### [DATASET]

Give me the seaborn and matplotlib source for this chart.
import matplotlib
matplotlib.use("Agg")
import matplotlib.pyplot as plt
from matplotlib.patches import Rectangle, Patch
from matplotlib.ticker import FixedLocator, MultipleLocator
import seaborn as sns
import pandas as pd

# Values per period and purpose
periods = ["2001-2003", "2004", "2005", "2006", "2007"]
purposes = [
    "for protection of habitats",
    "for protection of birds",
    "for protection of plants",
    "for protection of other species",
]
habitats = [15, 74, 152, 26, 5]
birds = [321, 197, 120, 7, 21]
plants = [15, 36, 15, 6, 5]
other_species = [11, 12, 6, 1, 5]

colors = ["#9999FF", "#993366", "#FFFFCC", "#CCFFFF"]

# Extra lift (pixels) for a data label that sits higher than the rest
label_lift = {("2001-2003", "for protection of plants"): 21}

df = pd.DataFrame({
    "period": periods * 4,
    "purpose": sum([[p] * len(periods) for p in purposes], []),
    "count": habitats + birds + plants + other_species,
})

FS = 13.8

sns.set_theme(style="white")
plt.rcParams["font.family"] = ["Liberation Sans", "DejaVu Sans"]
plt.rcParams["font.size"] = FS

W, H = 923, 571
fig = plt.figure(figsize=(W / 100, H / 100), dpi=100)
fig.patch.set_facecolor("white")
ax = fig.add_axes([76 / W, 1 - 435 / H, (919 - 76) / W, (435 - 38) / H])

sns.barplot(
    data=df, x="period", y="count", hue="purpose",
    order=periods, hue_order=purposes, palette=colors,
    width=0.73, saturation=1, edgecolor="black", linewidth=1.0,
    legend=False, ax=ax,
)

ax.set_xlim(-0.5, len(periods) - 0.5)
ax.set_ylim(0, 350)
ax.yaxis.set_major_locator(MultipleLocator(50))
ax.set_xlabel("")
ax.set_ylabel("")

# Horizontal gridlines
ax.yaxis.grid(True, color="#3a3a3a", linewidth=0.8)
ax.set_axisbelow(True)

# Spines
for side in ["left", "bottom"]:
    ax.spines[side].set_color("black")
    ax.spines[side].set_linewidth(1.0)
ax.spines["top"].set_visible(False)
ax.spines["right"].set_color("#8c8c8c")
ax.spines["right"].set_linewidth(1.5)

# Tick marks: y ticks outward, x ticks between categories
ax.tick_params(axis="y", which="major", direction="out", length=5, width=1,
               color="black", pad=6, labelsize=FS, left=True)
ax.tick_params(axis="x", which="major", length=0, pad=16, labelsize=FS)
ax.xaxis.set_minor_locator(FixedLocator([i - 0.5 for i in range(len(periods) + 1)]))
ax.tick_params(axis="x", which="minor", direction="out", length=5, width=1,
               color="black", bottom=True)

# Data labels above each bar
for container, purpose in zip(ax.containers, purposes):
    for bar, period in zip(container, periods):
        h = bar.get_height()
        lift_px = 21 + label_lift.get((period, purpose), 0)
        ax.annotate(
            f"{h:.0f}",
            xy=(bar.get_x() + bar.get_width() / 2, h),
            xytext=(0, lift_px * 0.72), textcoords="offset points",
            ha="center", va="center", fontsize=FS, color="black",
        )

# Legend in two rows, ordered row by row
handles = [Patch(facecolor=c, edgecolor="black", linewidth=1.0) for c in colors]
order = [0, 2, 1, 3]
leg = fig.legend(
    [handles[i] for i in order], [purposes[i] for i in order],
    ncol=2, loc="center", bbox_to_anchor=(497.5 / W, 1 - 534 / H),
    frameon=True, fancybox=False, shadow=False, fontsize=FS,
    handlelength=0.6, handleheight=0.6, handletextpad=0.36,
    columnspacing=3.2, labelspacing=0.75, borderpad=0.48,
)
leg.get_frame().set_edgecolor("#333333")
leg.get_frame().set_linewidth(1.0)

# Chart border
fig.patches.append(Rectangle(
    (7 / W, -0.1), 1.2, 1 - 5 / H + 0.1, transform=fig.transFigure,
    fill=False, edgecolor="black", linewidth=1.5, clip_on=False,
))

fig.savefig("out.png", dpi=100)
==
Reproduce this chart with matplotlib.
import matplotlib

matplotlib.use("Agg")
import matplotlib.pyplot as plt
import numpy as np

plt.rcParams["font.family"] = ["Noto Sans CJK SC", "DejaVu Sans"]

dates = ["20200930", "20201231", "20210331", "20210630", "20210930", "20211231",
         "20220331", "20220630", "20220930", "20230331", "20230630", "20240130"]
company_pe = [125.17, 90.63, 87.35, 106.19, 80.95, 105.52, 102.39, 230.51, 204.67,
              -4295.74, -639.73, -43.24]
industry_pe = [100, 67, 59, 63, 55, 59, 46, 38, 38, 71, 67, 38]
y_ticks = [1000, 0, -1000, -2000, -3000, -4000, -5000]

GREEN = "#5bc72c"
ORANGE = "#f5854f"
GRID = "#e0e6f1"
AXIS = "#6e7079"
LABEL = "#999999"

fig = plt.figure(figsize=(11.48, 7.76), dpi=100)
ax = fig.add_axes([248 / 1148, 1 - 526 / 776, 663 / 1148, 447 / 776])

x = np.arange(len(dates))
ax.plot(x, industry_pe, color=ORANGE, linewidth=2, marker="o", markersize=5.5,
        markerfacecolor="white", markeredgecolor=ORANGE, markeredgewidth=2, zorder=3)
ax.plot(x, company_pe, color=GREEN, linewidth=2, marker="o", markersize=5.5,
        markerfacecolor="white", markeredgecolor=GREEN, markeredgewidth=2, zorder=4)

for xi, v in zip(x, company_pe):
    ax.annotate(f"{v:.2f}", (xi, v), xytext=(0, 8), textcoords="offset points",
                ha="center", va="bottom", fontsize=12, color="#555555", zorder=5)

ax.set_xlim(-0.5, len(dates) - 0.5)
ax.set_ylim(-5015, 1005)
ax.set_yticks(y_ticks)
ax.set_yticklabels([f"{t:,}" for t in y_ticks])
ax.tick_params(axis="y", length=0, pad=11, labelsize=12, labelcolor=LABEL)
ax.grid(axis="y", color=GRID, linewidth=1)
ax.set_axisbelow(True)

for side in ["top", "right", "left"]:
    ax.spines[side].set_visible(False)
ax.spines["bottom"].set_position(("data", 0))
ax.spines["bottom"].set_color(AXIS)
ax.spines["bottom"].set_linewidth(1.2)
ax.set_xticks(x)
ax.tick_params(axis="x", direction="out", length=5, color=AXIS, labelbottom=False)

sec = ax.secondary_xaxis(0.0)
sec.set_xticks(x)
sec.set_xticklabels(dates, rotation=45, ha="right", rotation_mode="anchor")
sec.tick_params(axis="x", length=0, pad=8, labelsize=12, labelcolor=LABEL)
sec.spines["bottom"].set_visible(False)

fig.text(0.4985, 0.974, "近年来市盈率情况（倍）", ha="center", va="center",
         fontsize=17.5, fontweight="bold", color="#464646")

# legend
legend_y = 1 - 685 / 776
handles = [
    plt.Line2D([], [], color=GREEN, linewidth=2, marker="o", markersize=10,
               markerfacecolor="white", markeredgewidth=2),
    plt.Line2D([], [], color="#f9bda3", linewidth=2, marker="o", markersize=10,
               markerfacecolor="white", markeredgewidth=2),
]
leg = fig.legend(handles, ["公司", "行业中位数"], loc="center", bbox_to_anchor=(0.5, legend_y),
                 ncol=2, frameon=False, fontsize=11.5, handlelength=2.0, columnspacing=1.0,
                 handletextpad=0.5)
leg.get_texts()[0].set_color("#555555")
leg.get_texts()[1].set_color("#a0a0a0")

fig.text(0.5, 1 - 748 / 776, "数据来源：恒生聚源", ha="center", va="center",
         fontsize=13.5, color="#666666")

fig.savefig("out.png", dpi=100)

### [GIVEN EXERCISE]
In the listing above, locate the line with "Reproduce this chart with matplotlib." and the line with "length=5, color=AXIS, labelbottom=False)", then extract exactly those lines and every line between them, and nothing more.

### [SOLUTION BELOW]
Reproduce this chart with matplotlib.
import matplotlib

matplotlib.use("Agg")
import matplotlib.pyplot as plt
import numpy as np

plt.rcParams["font.family"] = ["Noto Sans CJK SC", "DejaVu Sans"]

dates = ["20200930", "20201231", "20210331", "20210630", "20210930", "20211231",
         "20220331", "20220630", "20220930", "20230331", "20230630", "20240130"]
company_pe = [125.17, 90.63, 87.35, 106.19, 80.95, 105.52, 102.39, 230.51, 204.67,
              -4295.74, -639.73, -43.24]
industry_pe = [100, 67, 59, 63, 55, 59, 46, 38, 38, 71, 67, 38]
y_ticks = [1000, 0, -1000, -2000, -3000, -4000, -5000]

GREEN = "#5bc72c"
ORANGE = "#f5854f"
GRID = "#e0e6f1"
AXIS = "#6e7079"
LABEL = "#999999"

fig = plt.figure(figsize=(11.48, 7.76), dpi=100)
ax = fig.add_axes([248 / 1148, 1 - 526 / 776, 663 / 1148, 447 / 776])

x = np.arange(len(dates))
ax.plot(x, industry_pe, color=ORANGE, linewidth=2, marker="o", markersize=5.5,
        markerfacecolor="white", markeredgecolor=ORANGE, markeredgewidth=2, zorder=3)
ax.plot(x, company_pe, color=GREEN, linewidth=2, marker="o", markersize=5.5,
        markerfacecolor="white", markeredgecolor=GREEN, markeredgewidth=2, zorder=4)

for xi, v in zip(x, company_pe):
    ax.annotate(f"{v:.2f}", (xi, v), xytext=(0, 8), textcoords="offset points",
                ha="center", va="bottom", fontsize=12, color="#555555", zorder=5)

ax.set_xlim(-0.5, len(dates) - 0.5)
ax.set_ylim(-5015, 1005)
ax.set_yticks(y_ticks)
ax.set_yticklabels([f"{t:,}" for t in y_ticks])
ax.tick_params(axis="y", length=0, pad=11, labelsize=12, labelcolor=LABEL)
ax.grid(axis="y", color=GRID, linewidth=1)
ax.set_axisbelow(True)

for side in ["top", "right", "left"]:
    ax.spines[side].set_visible(False)
ax.spines["bottom"].set_position(("data", 0))
ax.spines["bottom"].set_color(AXIS)
ax.spines["bottom"].set_linewidth(1.2)
ax.set_xticks(x)
ax.tick_params(axis="x", direction="out", length=5, color=AXIS, labelbottom=False)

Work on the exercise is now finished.